O Governo não pode demitir a CEO da TAP por despacho?
Em entrevista ao PÚBLICO/RTP, Marcelo Rebelo de Sousa destacou que a presidente executiva da TAP tem de ser destituída em assembleia geral e não directamente pelo Executivo.
A frase
“Quem pode fazer cessar as funções de chairman e de CEO [da TAP] é a assembleia geral, não é um despacho governamental”.
Presidente da República, Marcelo Rebelo de Sousa, no dia 9 de Março em entrevista à RTP e ao PÚBLICO
O contexto
Na conferência de imprensa de dia 6 de Março, no âmbito da apresentação do relatório elaborado pela Inspecção-geral de Finanças sobre a indemnização de 500 mil euros paga pela TAP à ex-administradora Alexandra Reis, o ministro das Finanças afirmou que, devido às irregularidades detectadas, ia exonerar por justa causa a presidente da comissão executiva (CEO), Christine Ourmières-Widener, e o presidente do conselho de administração (chairman), Manuel Beja. No caso de Ourmières-Widener, a gestora já está a preparar a sua defesa legal, mas ambos estão ainda em funções.
Os factos
Dois dias depois da conferência de imprensa, fonte oficial do Ministério das Finanças afirmou que Medina tinha determinado à Direcção-Geral do Tesouro e Finanças (accionista da TAP em nome do Estado) que “prepare e promova o procedimento de demissão do presidente do conselho de administração e da presidente da comissão executiva por justa causa, cumprindo o previsto na lei (garantir a audiência prévia dos visados e apresentar a fundamentação do procedimento)”.

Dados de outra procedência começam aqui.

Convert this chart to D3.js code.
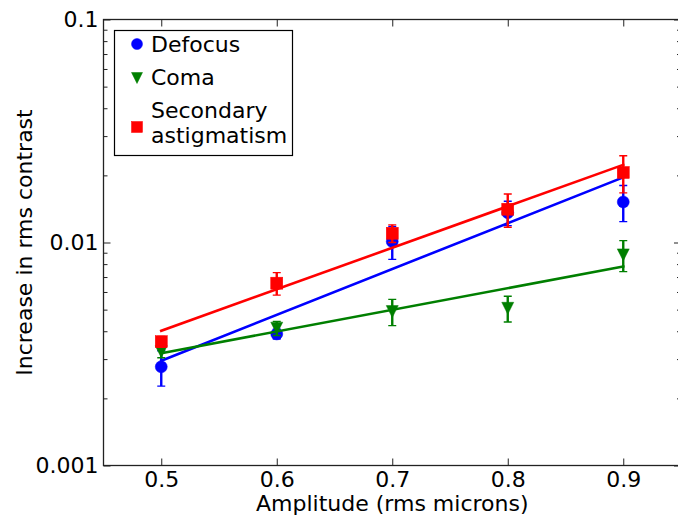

Do lado da TAP, a empresa afirmou no dia 9 que os dois gestores estavam em funções, “nos termos da lei, cumprindo as responsabilidades inerentes aos respectivos cargos”.
No contrato de sociedade da TAP (artigo 11), refere-se que “os accionistas deliberam em assembleia geral sobre todas as matérias às quais a lei ou o contrato de sociedade lhes confiram competência”, designadamente “eleger e destituir” os membros de órgãos sociais como o conselho de administração, que abrange os executivos e os não executivos.
No artigo 25.º do estatuto do gestor público (a TAP voltou a ser uma empresa estatal no final de 2020) está estabelecido que a demissão do gestor público “compete ao órgão de eleição ou nomeação, requer audiência prévia do gestor e é devidamente fundamentada”.
Conforme afirma Jane Kirkby, da sociedade de advogados Antas da Cunha Ecija & Associados, "nos termos conjugados do estatuto do gestor público e dos estatutos da TAP, S.A., é à assembleia geral da empresa pública que compete a eleição e a destituição do respectivo conselho de administração, sendo imperativo, no caso de demissão prevista no artigo 25.º do estatuto do gestor público, a audição prévia do gestor”.
“Assim”, sintetiza, “a cessação de funções de Christine Ourmières-Widener e Manuel Beja está dependente de deliberação accionista (que, note-se, é o Estado) em assembleia geral”.
Em suma
Apesar de a decisão de afastar os dois gestores da TAP já estar tomada pelo Governo, esta tem de seguir os procedimentos formais, que culminam com a destituição da actual presidente executiva e do presidente do conselho de administração em assembleia geral da TAP, a qual servirá também para formalizar a entrada do novo presidente, Luís Rodrigues, já anunciado pelo Governo como sucessor. Essa assembleia geral ainda não foi convocada pela DGTF.